Dan Coatsworth, head of markets at AJ Bell, comments:
“Diageo has pulled a blinder by hiring the man who saved Tesco. Dave Lewis is ‘Mr Fixit’ as far as the market is concerned, joining the grocer with no retail experience and putting it back on track after a difficult period.
“Convincing him to return to CEO life will have been a challenge. Lewis has only held chair and advisory positions since leaving Tesco in 2020, so there must have been something special about Diageo for him to put on his CEO boots again.
“The £1.5 million salary is certainly tasty, but Lewis is more likely to have been driven by the size of the task.
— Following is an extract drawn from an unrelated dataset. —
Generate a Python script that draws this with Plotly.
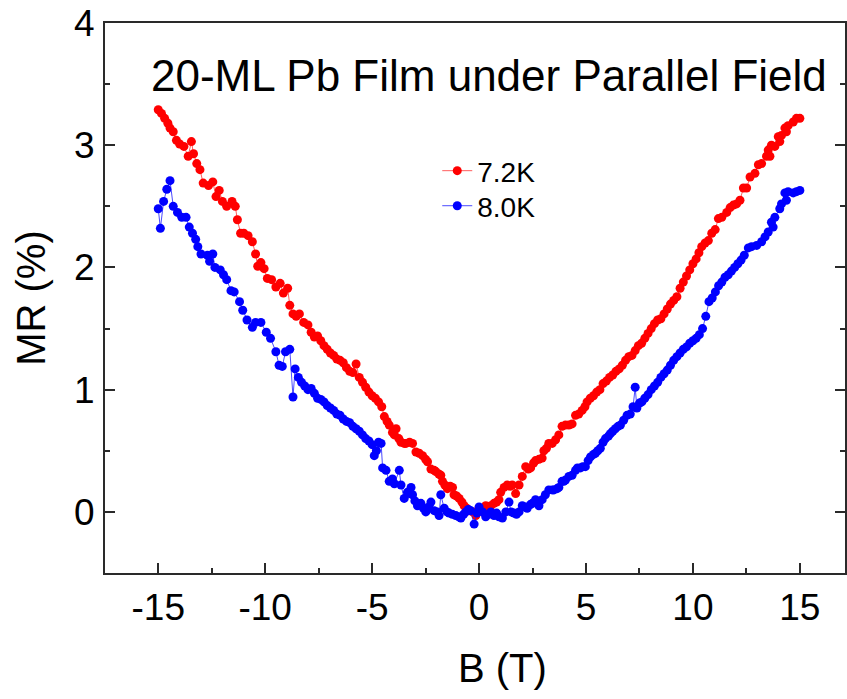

Pull off a second business recovery of this scale and he’ll become a legend in the business world.
“This is a significant hire and a pleasant surprise. The 7% share price jump on the news says it all.
“Investors are clearly excited about Diageo’s prospects under Lewis. The stock is unloved after several years of disappointment and the appointment of a highly respected CEO could be enough to win over many investors. However, Lewis knows he will ultimately be judged on results, not hope.
Big challenges to overcome
“Diageo is juggling two key problems, one internal and one external. Issues in Latin America pointed towards poor management insight, as Diageo appeared to take its eye off the ball and didn’t know how much stock was in the supply chain. That suggests poor oversight of important information.
“Shifting consumer habits also caught the company off guard, with weaker demand for premium spirits and the rise of younger people less interested in alcohol.
“Former CEO Debra Crew struggled to steady the ship, and a prolonged period of share price weakness meant she had to go. Longer-term sales targets were abandoned, and shorter-term ones were downgraded.
What’s Lewis’s style?
“Dave Lewis needs to put Diageo back on track quickly. His style is to listen closely to customers and suppliers and work out what’s gone wrong. The focus will be on repair work, not long-term growth.
“At Tesco, he walked away after saying his job to stabilise the business was done, rather than sticking around to take the business to the next level. One might suggest the same approach will apply to Diageo.
“He earned the nickname ‘Drastic Dave’ while at Unilever, because of his ability to make bold decisions without simply tinkering at the edges. Some of his decisions were unpopular at the time, but many were the right ones to get the job done.
“Diageo has a vast distribution network, and Lewis will have to spend time talking to all the key parties intertwined in this network. He cannot afford to have any weak links.
“Investors will be keen to know if Lewis will split the company into two – beer and spirits. There is a lot of talk about Guinness potentially being sold, but that’s not a decision that will be taken lightly, and Lewis might argue that asset sales are the second phase of a turnaround after sorting out day-to-day problems.”